Ensuring the Wonder of Mammoth Cave Endures
Hundreds of feet below the hills and hollows of south central Kentucky, lies the longest cave system known to mankind – the Mammoth Cave System. With more than 400 miles explored and new passageways being discovered every year, Mammoth Cave National Park’s caves are unlike anywhere else on earth – a fact that has earned the park a designation as a UNESCO World Heritage Site, as well as the core area of an International Biosphere Reserve.
Established in 1941, Mammoth Cave National Park covers 52,830 acres both above and underground. Limestone strata capped by a layer of sandstone make the cave incredibly stable and allow for underground tours and cave exploration. Some of the more notable features of the cave include Grand Avenue, Frozen Niagara, and Fat Man’s Misery.
Ironically, no fossils or remains of the woolly mammoth have ever been found inside the cave system and the name refers to the large width and length of its passages. Not only does the park contain hundreds of underground passageways, but there are numerous hiking trails winding though the sloping hills and forests of the national park.
Mammoth Cave National Park is visited by thousands of people each year. Visitors come from all over the country, and world, to tour the underground passageways.
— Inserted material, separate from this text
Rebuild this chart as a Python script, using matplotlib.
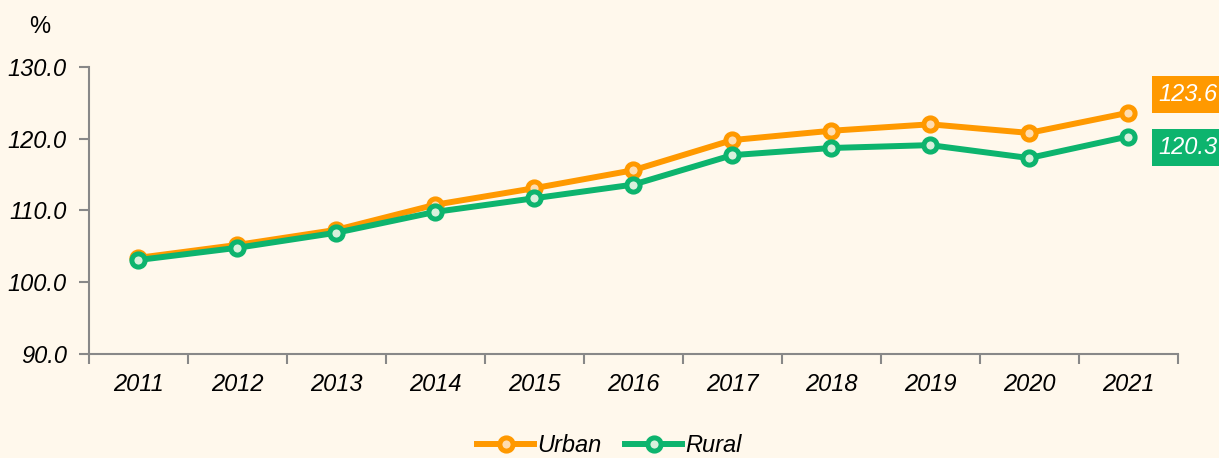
import numpy as np
import matplotlib.pyplot as plt

years = ['2011', '2012', '2013', '2014', '2015', '2016',
         '2017', '2018', '2019', '2020', '2021']
urban = [103.4, 105.2, 107.3, 110.8, 113.1, 115.6, 119.8, 121.1, 122.0, 120.8, 123.6]
rural = [103.1, 104.8, 106.9, 109.8, 111.7, 113.6, 117.7, 118.7, 119.1, 117.3, 120.3]

BG = '#FFF8EC'
ORANGE = '#FF9900'
GREEN = '#0DB46E'
GREY = '#888888'

plt.rcParams['font.family'] = ['Liberation Sans', 'DejaVu Sans']

fig = plt.figure(figsize=(12.19, 4.58), dpi=100, facecolor=BG)
ax = fig.add_axes([0.073, 0.227, 0.893, 0.627], facecolor=BG)

x = np.arange(len(years))
ax.plot(x, urban, color=ORANGE, lw=4.3, marker='o', ms=9.5, mew=3.6,
        mfc='#FFDDB0', mec=ORANGE, label='Urban', zorder=3)
ax.plot(x, rural, color=GREEN, lw=4.3, marker='o', ms=9.5, mew=3.6,
        mfc='#D9F0DC', mec=GREEN, label='Rural', zorder=4)

ax.set_xlim(-0.5, len(years) - 0.5)
ax.set_ylim(90, 130)
yt = np.arange(90, 131, 10)
ax.set_yticks(yt)
ax.set_yticklabels([f'{v:.1f}' for v in yt], fontsize=17, fontstyle='italic')
ax.set_xticks(x)
ax.set_xticklabels(years, fontsize=17, fontstyle='italic')
# ticks sit on category boundaries, labels in the middle
ax.set_xticks(np.arange(-0.5, len(years), 1), minor=True)
ax.tick_params(axis='x', which='major', length=0, pad=14)
ax.tick_params(axis='x', which='minor', length=7, color=GREY, width=1.5)
ax.tick_params(axis='y', length=7, color=GREY, width=1.5, pad=9)

for s in ['top', 'right']:
    ax.spines[s].set_visible(False)
for s in ['left', 'bottom']:
    ax.spines[s].set_color(GREY)
    ax.spines[s].set_linewidth(1.5)

fig.text(0.024, 0.928, '%', fontsize=17)

# value tags for the last year
tag = dict(textcoords='offset points', ha='left', va='center',
           fontsize=17, fontstyle='italic', color='white',
           annotation_clip=False)
ax.annotate(f'{urban[-1]:.1f}', xy=(x[-1], urban[-1]), xytext=(22, 13),
            bbox=dict(boxstyle='square,pad=0.3', fc=ORANGE, ec='none'), **tag)
ax.annotate(f'{rural[-1]:.1f}', xy=(x[-1], rural[-1]), xytext=(22, -8),
            bbox=dict(boxstyle='square,pad=0.3', fc=GREEN, ec='none'), **tag)

fig.legend(loc='lower center', bbox_to_anchor=(0.5, -0.045), ncol=2,
           frameon=False, handlelength=2.4, columnspacing=1.0,
           handletextpad=0.15, prop=dict(size=17, style='italic'))

fig.savefig('out.png', dpi=100, facecolor=BG)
Managing the volume of visitors is no easy feat, so the Friends of Mammoth Cave National Park was established as the official nonprofit partner of the park to fund projects and programs that protect, preserve, and enhance the park’s resources and the visitor experience.
The Friends of Mammoth Cave National Park offer many wonderful opportunities for guests to visit and experience the wonder of the park. The group’s involvement with the Ticket to Ride program, which brings school groups to the site, is a shining example of how they create ways for youth to enjoy the park. So far this year, the Friends have committed to helping over 1,700 children from almost 30 schools make the trip to participate in environmental education programs, citizen science collaborations, and school-produced film projects.
To celebrate National Public Lands Day in 2016, the Friends of Mammoth Cave National Park hosted the second annual Mammoth-on, a cave-hike-bike triathlon. Forty participants entered the cave as a group, then hiked at their own pace on a woodland trail and biked on the rail-trail, up to 22 miles total.
The Friends of Mammoth Cave National Park are working closely with the National Park Service to develop an interactive kiosk on a large touch-screen monitor in the visitor center. Features will include an interactive map with downloadable links for self-guided hikes, links to the history and culture of the park, and links to natural resources found above and underground. This touch-screen monitor will enable visitors of all backgrounds to dive deeper into the rich history, biology, and ecosystems found inside Mammoth Cave National Park.